The objective of the MDPs is to calculate the optimal policy \(\pi^*\).
- The policy that will maximize the value function \(V^\pi(s_0)\).
- \(V^\pi(s_0)\) is the total expected reward if the agent follow \(\pi\) starting in \(s_0\):

\[V^\pi(s_0)= \mathbb{E}\left[G_0|s_0 \right] = \mathbb{E}\left[ \sum_{t=0}^{\infty}\gamma^t r(s_t,\pi(s_t))|s_0 \right]\]

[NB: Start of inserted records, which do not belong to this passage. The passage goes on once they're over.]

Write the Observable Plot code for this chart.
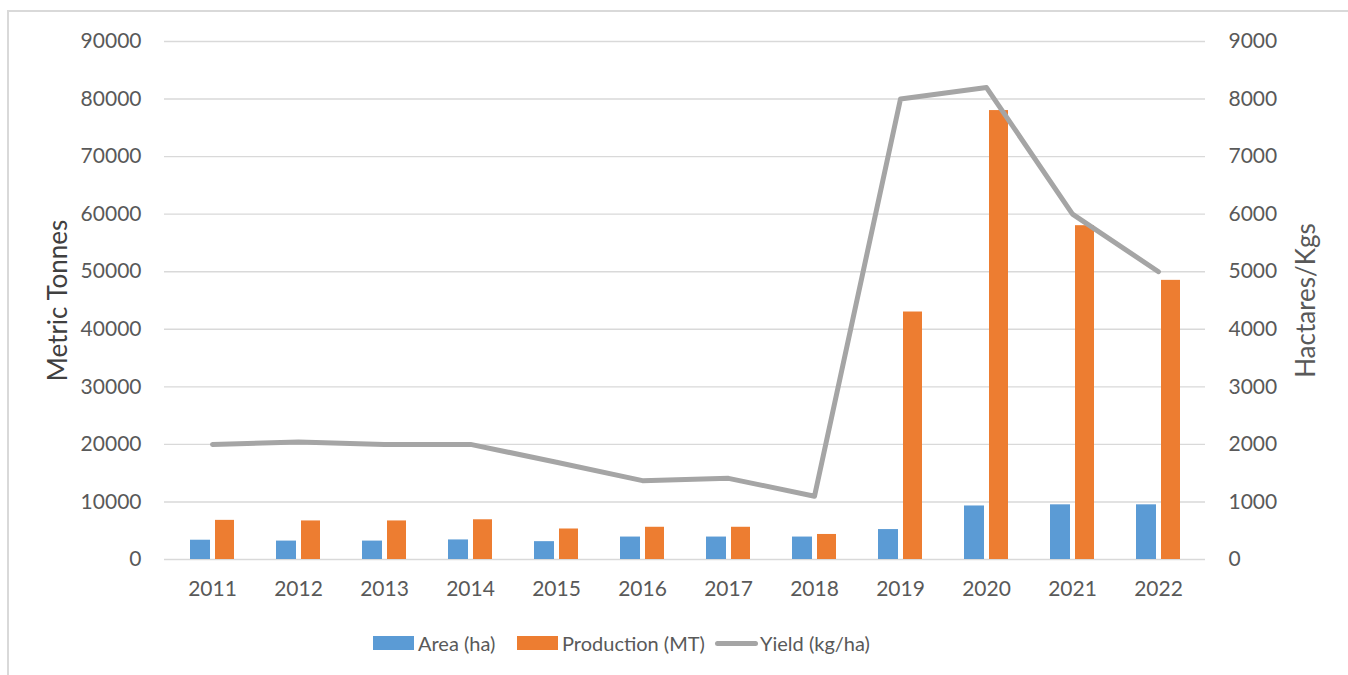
<!DOCTYPE html>
<html>
<head>
<meta charset="utf-8">
<script src="https://cdn.jsdelivr.net/npm/d3@7"></script>
<script src="https://cdn.jsdelivr.net/npm/@observablehq/plot@0.6"></script>
<style>
  html, body { margin: 0; padding: 0; background: #fff; }
  body { width: 1348px; height: 675px; position: relative; overflow: hidden; font-family: Lato, sans-serif; }
  #frame { position: absolute; left: 7px; top: 10px; width: 1400px; height: 700px;
           border-left: 2px solid #d9d9d9; border-top: 2px solid #d9d9d9; }
  #chart { position: absolute; left: 0; top: 0; }
  #chart g[aria-label="y-axis label"] text { font-size: 26px; }
  #legend { position: absolute; left: 0; top: 628px; width: 1348px; height: 30px; font-size: 20px; color: #595959; }
  .item { position: absolute; top: 0; display: flex; align-items: center; height: 30px; white-space: nowrap; }
  .swatch { width: 41px; height: 14px; margin-right: 4px; }
  .lineswatch { width: 43px; height: 5px; border-radius: 3px; background: #a5a5a5; margin-right: 2px; }
</style>
</head>
<body>
<div id="frame"></div>
<div id="chart"></div>
<div id="legend"></div>
<script>
// Crop statistics by year
const years = ["2011", "2012", "2013", "2014", "2015", "2016", "2017", "2018", "2019", "2020", "2021", "2022"];
const areaHa = [3350, 3200, 3200, 3400, 3100, 3900, 3900, 3900, 5200, 9300, 9500, 9500];
const productionMT = [6800, 6700, 6700, 6900, 5300, 5600, 5600, 4350, 43000, 78000, 58000, 48500];
const yieldKgHa = [2000, 2040, 2000, 2000, 1690, 1370, 1410, 1100, 8000, 8200, 6000, 5000];

const leftTicks = [0, 10000, 20000, 30000, 40000, 50000, 60000, 70000, 80000, 90000];
const rightTicks = [0, 1000, 2000, 3000, 4000, 5000, 6000, 7000, 8000, 9000];

const seriesNames = ["Area (ha)", "Production (MT)", "Yield (kg/ha)"];
const seriesColors = ["#5b9bd5", "#ed7d31", "#a5a5a5"];

// The right axis (kg/ha) shares the y scale at a 1:10 ratio with the left axis (MT)
const ratio = leftTicks[leftTicks.length - 1] / rightTicks[rightTicks.length - 1];

const rows = years.map((year, i) => ({
  year,
  area: areaHa[i],
  production: productionMT[i],
  yield: yieldKgHa[i]
}));

const chart = Plot.plot({
  width: 1348,
  height: 612,
  marginTop: 41,
  marginBottom: 53,
  marginLeft: 164,
  marginRight: 143,
  style: { fontFamily: "Lato, sans-serif", fontSize: "21px", color: "#595959", background: "transparent" },
  x: { type: "band", domain: years, paddingInner: 0.49, paddingOuter: 0.245 },
  y: { domain: [0, leftTicks[leftTicks.length - 1]] },
  marks: [
    Plot.gridY(leftTicks, { stroke: "#d9d9d9", strokeOpacity: 1, strokeWidth: 1.4 }),
    Plot.barY(rows, { x: "year", y: "area", fill: seriesColors[0], insetRight: 24 }),
    Plot.barY(rows, { x: "year", y: "production", fill: seriesColors[1], insetLeft: 25 }),
    Plot.line(rows, {
      x: "year", y: d => d.yield * ratio,
      stroke: seriesColors[2], strokeWidth: 5, strokeLinecap: "round", strokeLinejoin: "round"
    }),
    Plot.axisX({ tickSize: 0, tickPadding: 22, label: null }),
    Plot.axisY({
      anchor: "left", ticks: leftTicks, tickFormat: d3.format("d"), tickSize: 0, tickPadding: 23,
      label: "Metric Tonnes", labelAnchor: "center", labelArrow: "none", labelOffset: 116
    }),
    Plot.axisY({
      anchor: "right", ticks: leftTicks, tickFormat: d => d3.format("d")(d / ratio), tickSize: 0, tickPadding: 23,
      label: "Hactares/Kgs", labelAnchor: "center", labelArrow: "none", labelOffset: 109
    })
  ]
});
document.getElementById("chart").appendChild(chart);

// Left axis title is set a shade darker than the tick labels
const titles = chart.querySelectorAll('g[aria-label="y-axis label"] text');
if (titles.length) titles[0].setAttribute("fill", "#404040");

// Legend under the chart
const legend = document.getElementById("legend");
const lefts = [373, 517, 715];
seriesNames.forEach((name, i) => {
  const item = document.createElement("div");
  item.className = "item";
  item.style.left = lefts[i] + "px";
  const sw = document.createElement("div");
  sw.className = i === 2 ? "lineswatch" : "swatch";
  if (i < 2) sw.style.background = seriesColors[i];
  const label = document.createElement("span");
  label.textContent = name;
  item.appendChild(sw);
  item.appendChild(label);
  legend.appendChild(item);
});
</script>
</body>
</html>
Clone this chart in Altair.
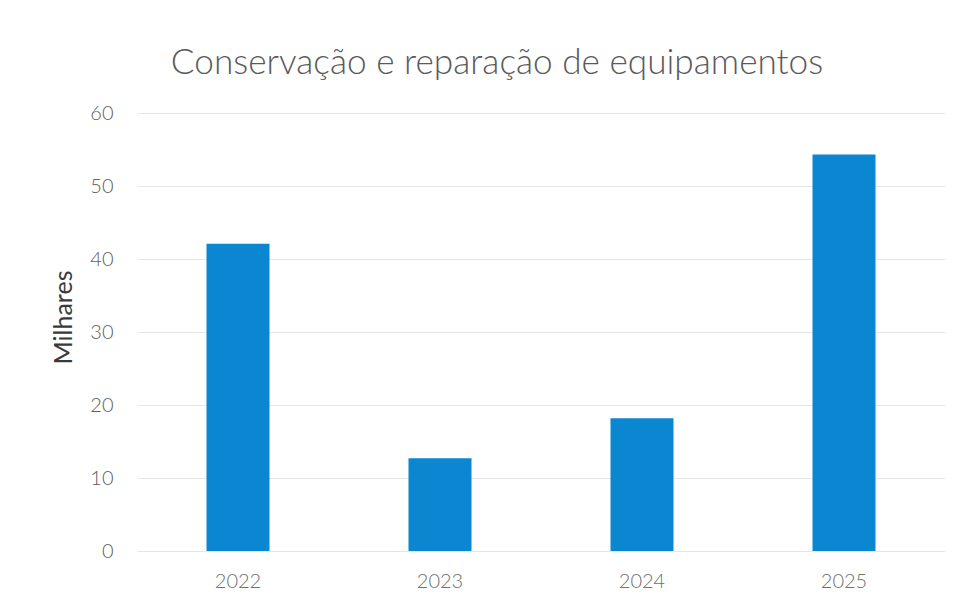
import altair as alt
import pandas as pd

years = ["2022", "2023", "2024", "2025"]
values = [42.1, 12.7, 18.2, 54.3]
y_ticks = [0, 10, 20, 30, 40, 50, 60]

df = pd.DataFrame({"ano": years, "valor": values})

FONT = "Lato"

chart = (
    alt.Chart(df)
    .mark_bar(color="#0B86D1", width=63)
    .encode(
        x=alt.X(
            "ano:N",
            title=None,
            sort=years,
            scale=alt.Scale(paddingInner=0, paddingOuter=0),
            axis=alt.Axis(
                labelAngle=0,
                labelFontSize=20,
                labelFontWeight=300,
                labelColor="#707070",
                labelFont=FONT,
                labelPadding=20,
                ticks=False,
                domain=False,
                grid=False,
            ),
        ),
        y=alt.Y(
            "valor:Q",
            title="Milhares",
            scale=alt.Scale(domain=[0, 60], nice=False),
            axis=alt.Axis(
                values=y_ticks,
                labelFontSize=20,
                labelFontWeight=300,
                labelColor="#606060",
                labelFont=FONT,
                labelPadding=24,
                ticks=False,
                domain=False,
                gridColor="#e6e6e6",
                gridWidth=1.2,
                titleFont=FONT,
                titleFontSize=25,
                titleFontWeight="normal",
                titleColor="#3a3a3a",
                titlePadding=13,
                titleY=204,
            ),
        ),
    )
    .properties(
        width=808,
        height=438,
        title=alt.TitleParams(
            "Conservação e reparação de equipamentos",
            font=FONT,
            fontSize=35.2,
            fontWeight=300,
            color="#5a5a5a",
            anchor="middle",
            dx=-44,
            offset=22,
        ),
        autosize=alt.AutoSizeParams(type="none"),
        padding={"left": 129, "top": 105, "right": 7, "bottom": 48},
    )
    .configure(background="white")
    .configure_view(strokeWidth=0, stroke=None)
)

chart.save("out.html", embed_options={"renderer": "svg", "actions": False})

So the optimal value function \(V^{\pi^*}\) is defined as:

\[\begin{split}\begin{aligned} V^{\pi^*}(s) &= \max_{\pi} V^\pi(s)\\ &= \max_{a}\mathbb{E}_{\pi^*}\left[G_t | s, a \right]\\ &= \max_{a}\mathbb{E}_{\pi^*}\left[R_{t+1} + \gamma G_{t+1} | s, a \right]\\ &= \max_{a}\mathbb{E}_{\pi^*}\left[R_{t+1} + \gamma V^{\pi^*}(s_{t+1}) | s, a \right]\\ &= \max_{a}r(s,a)+\gamma\sum_{s'}p(s'|s,a)V^{\pi^*}(s')\\ \end{aligned}\end{split}\]

Dynamic Programming

We define how a MDP can be solved, but we need to discuss possible algorithms to do it.
MDPs are usually solved dynamic programming algorithms.
We will assume a finite MDP (finite horizon).

The Idea

We want to use the value functions to search for a good policy.
We have seen that we can obtain the optimal policy once we found the optimal value function.
The idea is to calculate the optimal value function.

Value Iteration

Value Iteration is an exact method.
It works in three steps:
1. Initialize random policy
2. Policy Evaluation
3. Policy improvement

Pseudocode

Example

A robot that needs to either go on the cell on the top left or bottom right cell.
At first the policy is initialized randomly.
After applying policy iteration we converge to the optimal policy.

Activity

Consider the following problems:
- A Hallway consisting of 7 tiles.
- The idea is for a robot to reach the centered tile.
- It can start from any tile.
- It can either move on the left or on the right.
- Each time the robot moves it receive a reward of -1.
- If it reaches the centered tile, it receives a reward of +10.
Model this as an MDP.
Solve it by hand.
Implement it in python.

Efficiency

Dynamic programming is very efficient for lots of problems.
It is also the case with Markov Decision Processes.